In exchange, Russia would acknowledge Ukraine’s inherent right of self-defense including the freedom to acquire arms and receive military training from countries of its choosing. Ukraine would reciprocate by pledging not to permit Western military bases in its territory and to extend that ban to NATO members’ military aircraft and cruise or ballistic missiles. In return, Russia would agree to a demilitarized zone along its side of the Ukrainian border.

This formula doesn’t amount to a comprehensive settlement of the Russia-Ukraine dispute, but it could give each side something to tout as success while tamping down the immediate crisis.

Conclusion

Putin will push for Ukraine to drop or at least postpone any aspirations to join NATO while exploiting the insurgency in the east to stress the issue of the right of self-determination so as to achieve the maximum degree of independence/autonomy/ decentralization for the Russian-speakers.

The violence of what Kiev is calling its “anti-terrorist operation” in Donbas is hardening local sentiment with more civilian deaths and a sense of siege. Many of the fighters in Ukraine are not under Russia control and are not motivated by the sheer lust in fighting: the West should have recognized this fact long ago. It is necessary to deal with separatists, by establishing a working relationship with Russia.

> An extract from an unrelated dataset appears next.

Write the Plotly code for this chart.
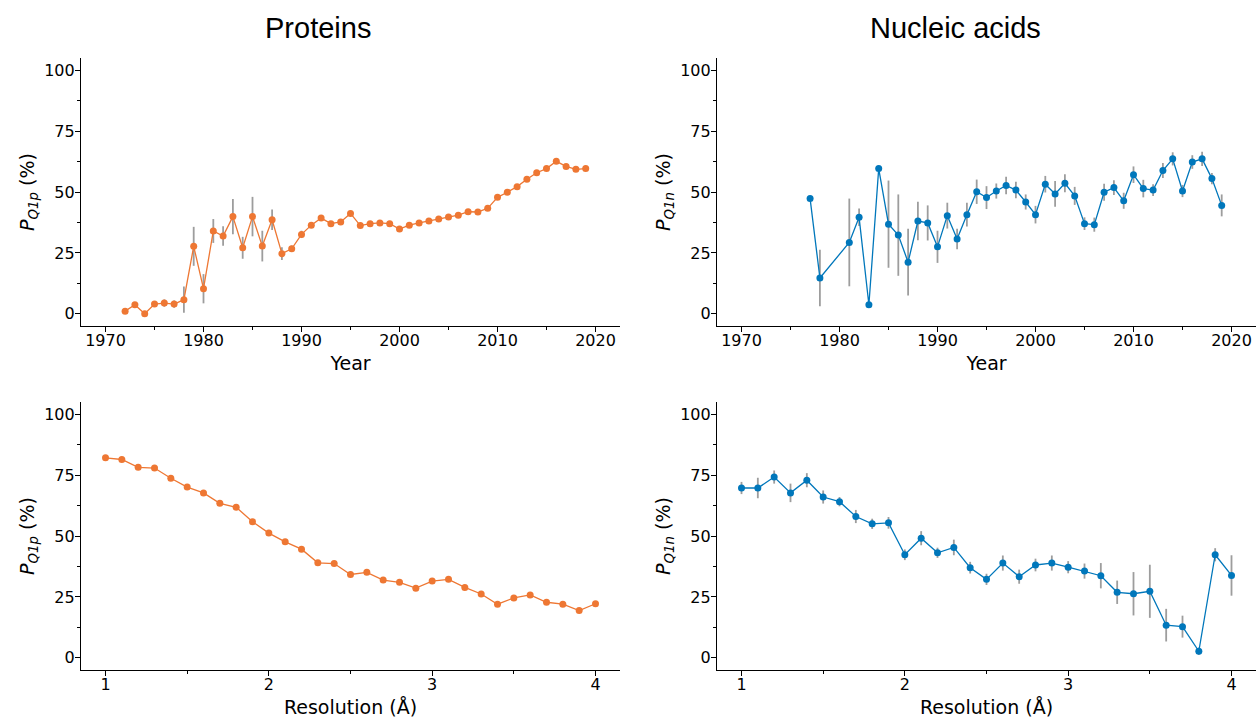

The Ukrainian army alone cannot bring the country under control, and diplomatic efforts have not made real progress beyond a stream of telephone calls back and forth. There is the danger that instability could spread to all of Ukraine (Putin may want a weak Ukraine, but not a chaotic country divided by a civil war): there is therefore the need to resort to the potentials of the NATO-Russia Council and of the OSCE.

We are at a very dangerous crossroads with the confrontation between the two major nuclear powers, namely US and Russia. The worst case scenario remains WW III which hopefully will not occur but, for planning purposes, is not an abstract concept.

Nuclear war has no winner: a USA – Russia nuclear war, fought with less than half of USA or Russian strategic nuclear weapons, would wipe out mankind along with all other forms of life.